Chapter 1
Where It All Begins
On the night of my high school graduation, I vividly recall being in the Orlando Arena, where the entire lower bowl was full of extended family members and friends there to witness the momentous achievement of their loved ones’ graduation from high school. Given the demographics of our high school, the expectation for a vast majority of us was going away to college and launching out into the world. After the ceremony, when everyone was hugging and congratulating their loved ones, everything for me seemed to stop. It was as if I had exited my body. I vividly recall stopping and doing a couple of full 360-degree spins in a surreal moment of observing thousands in the arena. It seemed as though my world was standing still, and everyone else was in motion. I had never experienced that sensation before. At that moment, I knew that the trauma I had experienced throughout my life had led me to feel stuck and too emotionally immature to face the challenges of the next phase of my life. I was intensely envious of my peers who seemed so ready to launch into the world. I, however, wanted to hit the pause button and somehow make sense of and come to peace with everything that had transpired in my life to that point before launching into the world. I also knew that, like a freight train, the next phase of life was coming whether I was ready or not.

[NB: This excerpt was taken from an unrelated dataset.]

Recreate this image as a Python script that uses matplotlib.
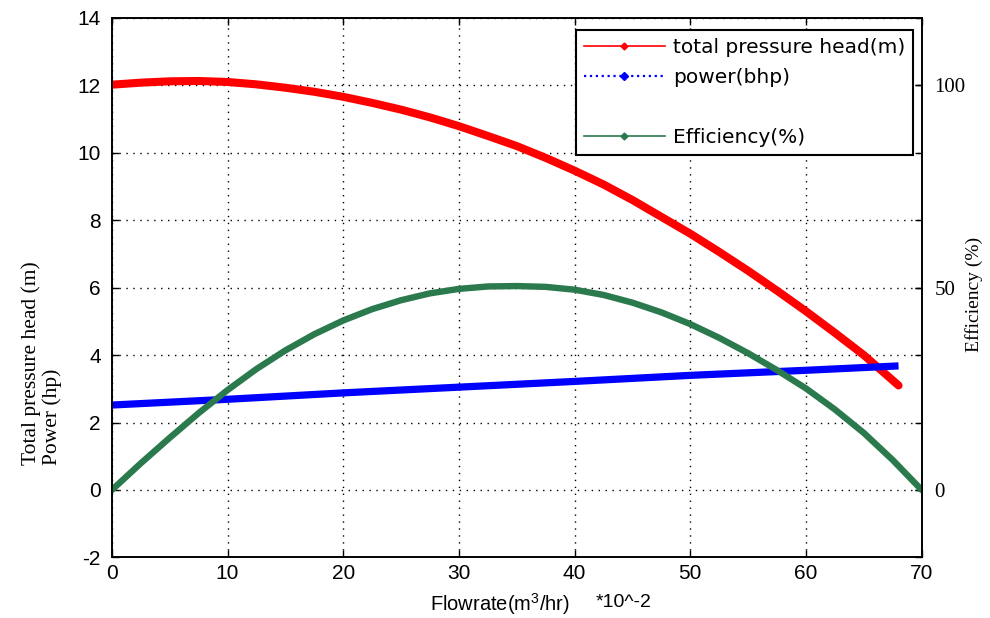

The next time I recall feeling the disorientation and acute awareness that I was not ready for the next phase of life occurred when I was forty years old. I was in the operating room after my wife had a C-section when our daughter, Savannah, was born. After performing some preliminary checks, they wrapped her up and placed her in my arms. All seven pounds, seven ounces of her. Her weight seemed overwhelming to my arms despite being in pretty good shape at the time. She honestly felt as if she were more like seventy pounds. This was my body and my emotions telling me that I simply wasn’t ready to be a father. At least not the kind of father that I so desperately wanted to be.
A couple of short years later, when I was in my early forties, I realized I was completely overwhelmed by life. I was loyally and faithfully carrying out my responsibilities, but I was merely existing. I certainly wasn’t living life to the fullest in a carpe diem way, which is what I was designed for—a purpose-driven life. I had a few friends to hang out with, but these were certainly not the deep, brotherly relationships full of authenticity and vulnerability that my heart ached for. I was so lost. I didn’t have a clue who I was or how I was going to get much of anywhere. I was married with a young daughter, a son on the way, a career, and a mortgage—the typical responsibilities of adulthood. However, I knew that I wasn’t yet ready for any of these responsibilities.
I grew up with an emotionally unhealthy mother and a father who drank himself to death when I was twelve. I had a series of stepfathers who mirrored what not to be rather than emulating true and honorable fatherhood. I knew that if I didn’t get help, there was no way I could be the kind of husband and father I wanted to be, and I would end up making the same mistakes my father did. It was as if my body was telling my mind, It’s time for you to take a break. It’s time for this stored trauma to be healed, or it will ultimately kill you. As I mentioned, this wasn’t the first time I realized that I didn’t have the tools for life. This was just the first time that I had the courage and ability to deal with it.
My goal in writing this book is to share my story so that many can hopefully find themselves in my story, where commonality and overlap occur within their own stories. I hope that through the journey that I have traveled, readers can be encouraged to take the necessary steps to process that trauma and move forward to a greater sense of emotional maturity and movement to wholeness, along with identification with who they are and what their purposes are. As Henry David Thoreau stated, “The mass of men lead lives of quiet desperation.” I want to point out that it doesn’t have to be that way. Men, or women for that matter, don’t have to be isolated and lonely. They—you—don’t need to be the solitary person at the bar drinking away private sorrows.